TASK INPUTS:

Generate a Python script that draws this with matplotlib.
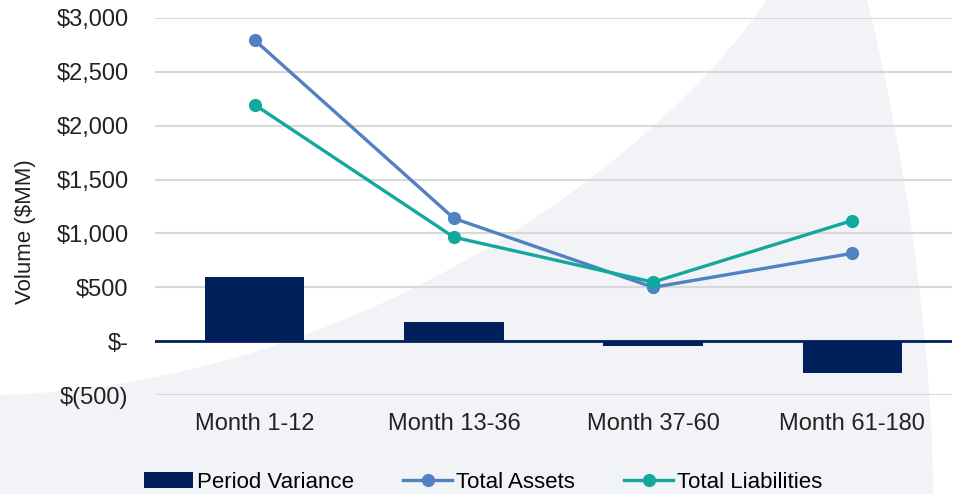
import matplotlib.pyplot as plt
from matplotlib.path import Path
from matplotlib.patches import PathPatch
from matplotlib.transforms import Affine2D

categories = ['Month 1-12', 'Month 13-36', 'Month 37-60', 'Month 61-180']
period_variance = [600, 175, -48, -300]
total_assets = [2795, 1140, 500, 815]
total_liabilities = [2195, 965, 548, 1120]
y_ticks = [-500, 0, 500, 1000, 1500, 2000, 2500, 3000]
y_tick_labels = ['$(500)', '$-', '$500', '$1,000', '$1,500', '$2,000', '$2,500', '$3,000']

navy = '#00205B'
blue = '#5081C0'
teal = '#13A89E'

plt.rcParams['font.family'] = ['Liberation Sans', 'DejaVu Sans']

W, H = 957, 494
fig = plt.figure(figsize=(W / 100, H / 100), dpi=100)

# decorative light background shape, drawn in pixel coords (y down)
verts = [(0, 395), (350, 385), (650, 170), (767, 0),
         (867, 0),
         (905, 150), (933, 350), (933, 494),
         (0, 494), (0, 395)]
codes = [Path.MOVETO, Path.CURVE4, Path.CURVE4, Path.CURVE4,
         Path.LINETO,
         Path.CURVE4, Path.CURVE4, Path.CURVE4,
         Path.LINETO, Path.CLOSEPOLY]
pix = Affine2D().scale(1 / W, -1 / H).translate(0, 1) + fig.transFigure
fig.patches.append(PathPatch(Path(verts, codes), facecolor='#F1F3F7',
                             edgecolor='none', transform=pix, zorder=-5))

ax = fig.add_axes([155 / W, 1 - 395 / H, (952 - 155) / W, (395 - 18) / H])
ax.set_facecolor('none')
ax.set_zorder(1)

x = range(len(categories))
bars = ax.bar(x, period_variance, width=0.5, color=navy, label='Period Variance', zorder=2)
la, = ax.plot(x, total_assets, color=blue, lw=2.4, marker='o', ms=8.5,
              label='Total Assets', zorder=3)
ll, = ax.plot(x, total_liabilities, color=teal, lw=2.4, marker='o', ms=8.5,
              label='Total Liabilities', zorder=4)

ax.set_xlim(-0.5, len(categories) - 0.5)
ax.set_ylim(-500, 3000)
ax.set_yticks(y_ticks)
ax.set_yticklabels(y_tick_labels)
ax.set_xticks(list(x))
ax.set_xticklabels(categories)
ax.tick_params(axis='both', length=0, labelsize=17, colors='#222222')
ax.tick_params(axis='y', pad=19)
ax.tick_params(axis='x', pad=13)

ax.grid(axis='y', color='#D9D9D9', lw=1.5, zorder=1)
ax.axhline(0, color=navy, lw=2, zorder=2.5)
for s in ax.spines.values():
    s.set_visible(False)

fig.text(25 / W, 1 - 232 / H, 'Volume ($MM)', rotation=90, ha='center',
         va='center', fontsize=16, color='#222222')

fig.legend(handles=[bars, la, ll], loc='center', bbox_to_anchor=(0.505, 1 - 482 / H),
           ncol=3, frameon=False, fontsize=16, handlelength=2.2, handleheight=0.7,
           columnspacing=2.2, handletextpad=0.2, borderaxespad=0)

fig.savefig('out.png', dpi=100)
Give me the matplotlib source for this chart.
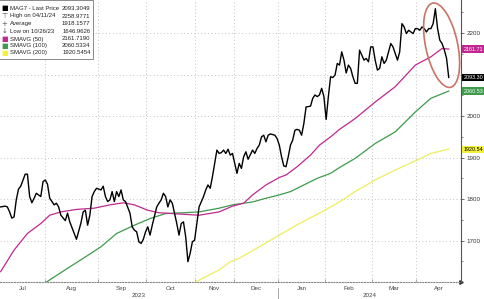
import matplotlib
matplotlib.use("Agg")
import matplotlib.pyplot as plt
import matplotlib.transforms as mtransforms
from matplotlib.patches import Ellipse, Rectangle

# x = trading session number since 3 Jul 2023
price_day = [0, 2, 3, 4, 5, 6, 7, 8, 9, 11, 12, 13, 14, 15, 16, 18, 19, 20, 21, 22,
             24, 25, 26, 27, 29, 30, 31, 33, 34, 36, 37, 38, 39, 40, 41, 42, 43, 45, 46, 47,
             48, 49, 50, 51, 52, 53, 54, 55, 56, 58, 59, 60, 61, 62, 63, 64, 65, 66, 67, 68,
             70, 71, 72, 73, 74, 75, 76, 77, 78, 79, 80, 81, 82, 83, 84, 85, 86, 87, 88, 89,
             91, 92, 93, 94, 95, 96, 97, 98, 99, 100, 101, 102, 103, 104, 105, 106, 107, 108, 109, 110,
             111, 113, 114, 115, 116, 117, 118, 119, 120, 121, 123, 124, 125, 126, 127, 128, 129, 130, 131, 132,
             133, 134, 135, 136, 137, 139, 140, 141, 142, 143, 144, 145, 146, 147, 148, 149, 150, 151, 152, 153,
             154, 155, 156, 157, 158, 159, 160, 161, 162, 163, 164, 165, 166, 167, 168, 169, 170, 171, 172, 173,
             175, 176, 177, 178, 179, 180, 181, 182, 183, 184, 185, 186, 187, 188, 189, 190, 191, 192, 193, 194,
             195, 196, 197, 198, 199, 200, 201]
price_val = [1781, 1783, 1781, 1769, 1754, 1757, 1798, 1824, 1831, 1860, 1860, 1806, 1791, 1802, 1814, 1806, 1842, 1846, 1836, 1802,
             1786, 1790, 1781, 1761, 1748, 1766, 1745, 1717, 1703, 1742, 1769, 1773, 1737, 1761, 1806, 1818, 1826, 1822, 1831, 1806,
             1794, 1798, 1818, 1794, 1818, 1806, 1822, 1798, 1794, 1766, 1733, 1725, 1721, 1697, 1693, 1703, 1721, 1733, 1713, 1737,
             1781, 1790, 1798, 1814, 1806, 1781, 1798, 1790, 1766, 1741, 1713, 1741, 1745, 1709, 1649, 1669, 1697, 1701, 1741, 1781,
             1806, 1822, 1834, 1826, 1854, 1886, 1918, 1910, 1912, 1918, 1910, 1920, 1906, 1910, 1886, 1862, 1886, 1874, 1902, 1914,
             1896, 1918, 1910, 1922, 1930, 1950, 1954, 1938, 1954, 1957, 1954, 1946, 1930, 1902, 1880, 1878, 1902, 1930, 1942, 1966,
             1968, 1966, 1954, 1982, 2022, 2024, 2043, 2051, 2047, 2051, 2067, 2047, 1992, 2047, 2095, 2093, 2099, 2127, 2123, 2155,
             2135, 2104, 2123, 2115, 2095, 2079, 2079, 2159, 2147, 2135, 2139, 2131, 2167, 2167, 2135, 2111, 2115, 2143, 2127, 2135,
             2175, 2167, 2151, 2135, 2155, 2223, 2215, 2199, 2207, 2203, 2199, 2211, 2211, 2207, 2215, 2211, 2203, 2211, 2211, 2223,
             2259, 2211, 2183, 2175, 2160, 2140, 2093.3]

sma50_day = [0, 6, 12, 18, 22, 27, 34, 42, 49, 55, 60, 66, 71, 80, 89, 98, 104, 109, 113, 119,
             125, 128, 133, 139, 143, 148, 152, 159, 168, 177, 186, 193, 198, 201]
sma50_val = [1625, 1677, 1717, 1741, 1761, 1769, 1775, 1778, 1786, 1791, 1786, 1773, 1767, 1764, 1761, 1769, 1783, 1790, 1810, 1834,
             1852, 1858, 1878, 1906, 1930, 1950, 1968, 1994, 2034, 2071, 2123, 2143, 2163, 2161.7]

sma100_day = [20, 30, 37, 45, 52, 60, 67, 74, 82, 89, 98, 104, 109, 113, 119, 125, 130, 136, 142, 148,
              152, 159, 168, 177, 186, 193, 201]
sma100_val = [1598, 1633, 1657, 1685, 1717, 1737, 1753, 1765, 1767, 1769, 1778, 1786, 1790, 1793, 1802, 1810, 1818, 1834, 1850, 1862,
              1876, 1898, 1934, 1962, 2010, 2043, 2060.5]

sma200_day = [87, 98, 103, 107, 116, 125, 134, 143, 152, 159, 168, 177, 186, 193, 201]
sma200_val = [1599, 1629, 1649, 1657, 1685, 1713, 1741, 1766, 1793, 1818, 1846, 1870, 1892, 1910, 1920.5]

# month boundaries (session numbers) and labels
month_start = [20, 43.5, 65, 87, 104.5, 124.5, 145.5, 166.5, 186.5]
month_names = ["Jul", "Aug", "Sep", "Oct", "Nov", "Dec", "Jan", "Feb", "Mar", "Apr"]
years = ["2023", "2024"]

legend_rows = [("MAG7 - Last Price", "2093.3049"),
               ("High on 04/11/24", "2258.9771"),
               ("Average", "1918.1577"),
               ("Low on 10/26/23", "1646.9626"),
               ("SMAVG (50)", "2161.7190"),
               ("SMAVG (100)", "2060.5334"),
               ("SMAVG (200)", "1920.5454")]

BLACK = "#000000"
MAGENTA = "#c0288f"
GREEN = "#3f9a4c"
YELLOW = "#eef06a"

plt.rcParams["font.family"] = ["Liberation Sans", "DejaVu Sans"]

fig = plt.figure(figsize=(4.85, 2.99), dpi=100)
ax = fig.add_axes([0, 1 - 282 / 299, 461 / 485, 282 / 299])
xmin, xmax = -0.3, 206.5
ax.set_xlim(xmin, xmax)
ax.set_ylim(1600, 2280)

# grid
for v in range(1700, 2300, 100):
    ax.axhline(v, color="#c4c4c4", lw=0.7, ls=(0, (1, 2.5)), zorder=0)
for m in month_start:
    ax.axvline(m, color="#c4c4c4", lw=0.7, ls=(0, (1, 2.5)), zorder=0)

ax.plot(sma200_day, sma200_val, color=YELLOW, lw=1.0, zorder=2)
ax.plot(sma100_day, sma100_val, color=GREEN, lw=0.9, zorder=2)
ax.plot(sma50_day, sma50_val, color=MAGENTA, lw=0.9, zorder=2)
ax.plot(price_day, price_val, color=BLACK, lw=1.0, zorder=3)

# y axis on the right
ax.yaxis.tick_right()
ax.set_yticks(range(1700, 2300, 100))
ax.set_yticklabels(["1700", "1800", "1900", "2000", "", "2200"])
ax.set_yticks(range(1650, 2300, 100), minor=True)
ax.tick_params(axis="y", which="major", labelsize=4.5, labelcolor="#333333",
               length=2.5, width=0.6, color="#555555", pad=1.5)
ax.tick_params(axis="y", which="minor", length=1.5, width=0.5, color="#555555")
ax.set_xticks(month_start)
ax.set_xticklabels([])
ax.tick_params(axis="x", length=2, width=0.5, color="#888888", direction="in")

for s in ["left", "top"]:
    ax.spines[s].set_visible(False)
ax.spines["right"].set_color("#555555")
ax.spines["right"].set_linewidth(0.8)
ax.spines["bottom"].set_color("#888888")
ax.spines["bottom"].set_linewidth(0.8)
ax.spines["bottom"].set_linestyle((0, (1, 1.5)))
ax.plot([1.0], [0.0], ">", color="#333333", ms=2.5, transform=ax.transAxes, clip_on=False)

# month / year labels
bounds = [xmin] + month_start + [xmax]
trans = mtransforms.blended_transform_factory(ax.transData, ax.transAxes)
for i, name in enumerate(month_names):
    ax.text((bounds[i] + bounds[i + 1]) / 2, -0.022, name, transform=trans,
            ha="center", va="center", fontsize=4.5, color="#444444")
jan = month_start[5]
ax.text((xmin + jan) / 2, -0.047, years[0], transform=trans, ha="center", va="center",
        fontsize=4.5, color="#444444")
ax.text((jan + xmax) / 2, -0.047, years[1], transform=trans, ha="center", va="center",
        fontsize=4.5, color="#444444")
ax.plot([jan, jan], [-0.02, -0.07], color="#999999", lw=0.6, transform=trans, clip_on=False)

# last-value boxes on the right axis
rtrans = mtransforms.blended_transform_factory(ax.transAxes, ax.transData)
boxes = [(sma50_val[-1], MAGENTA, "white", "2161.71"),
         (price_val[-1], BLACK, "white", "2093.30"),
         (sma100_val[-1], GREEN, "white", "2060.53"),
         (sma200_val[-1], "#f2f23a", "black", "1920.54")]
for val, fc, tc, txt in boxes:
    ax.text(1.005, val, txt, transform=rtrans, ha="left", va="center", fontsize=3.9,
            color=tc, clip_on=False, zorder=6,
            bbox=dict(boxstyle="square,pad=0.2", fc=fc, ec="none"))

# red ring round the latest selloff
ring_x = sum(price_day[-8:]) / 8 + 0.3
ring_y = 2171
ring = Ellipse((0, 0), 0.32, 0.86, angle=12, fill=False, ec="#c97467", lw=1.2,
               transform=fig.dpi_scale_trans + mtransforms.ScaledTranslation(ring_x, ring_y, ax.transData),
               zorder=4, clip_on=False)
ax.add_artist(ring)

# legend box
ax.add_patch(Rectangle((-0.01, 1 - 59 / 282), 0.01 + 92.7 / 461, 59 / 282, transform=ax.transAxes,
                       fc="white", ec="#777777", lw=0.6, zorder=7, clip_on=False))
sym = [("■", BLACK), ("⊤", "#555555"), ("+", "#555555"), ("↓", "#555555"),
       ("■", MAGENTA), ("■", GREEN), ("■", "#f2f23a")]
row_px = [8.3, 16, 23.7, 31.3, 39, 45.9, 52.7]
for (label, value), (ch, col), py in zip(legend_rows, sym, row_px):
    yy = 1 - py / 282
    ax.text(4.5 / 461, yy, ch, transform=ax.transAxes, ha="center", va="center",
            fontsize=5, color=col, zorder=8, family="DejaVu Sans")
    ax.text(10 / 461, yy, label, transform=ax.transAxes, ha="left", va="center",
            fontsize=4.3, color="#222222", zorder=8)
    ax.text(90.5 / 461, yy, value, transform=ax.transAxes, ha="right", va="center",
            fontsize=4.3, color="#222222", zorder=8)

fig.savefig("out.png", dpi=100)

EXERCISE DESCRIPTION: Transcribe the entries from their first line to the line that holds "from matplotlib.transforms import Affine2D", both included, and skip every picture.

SOLUTION TO THIS PROBLEM:
Generate a Python script that draws this with matplotlib.
import matplotlib.pyplot as plt
from matplotlib.path import Path
from matplotlib.patches import PathPatch
from matplotlib.transforms import Affine2D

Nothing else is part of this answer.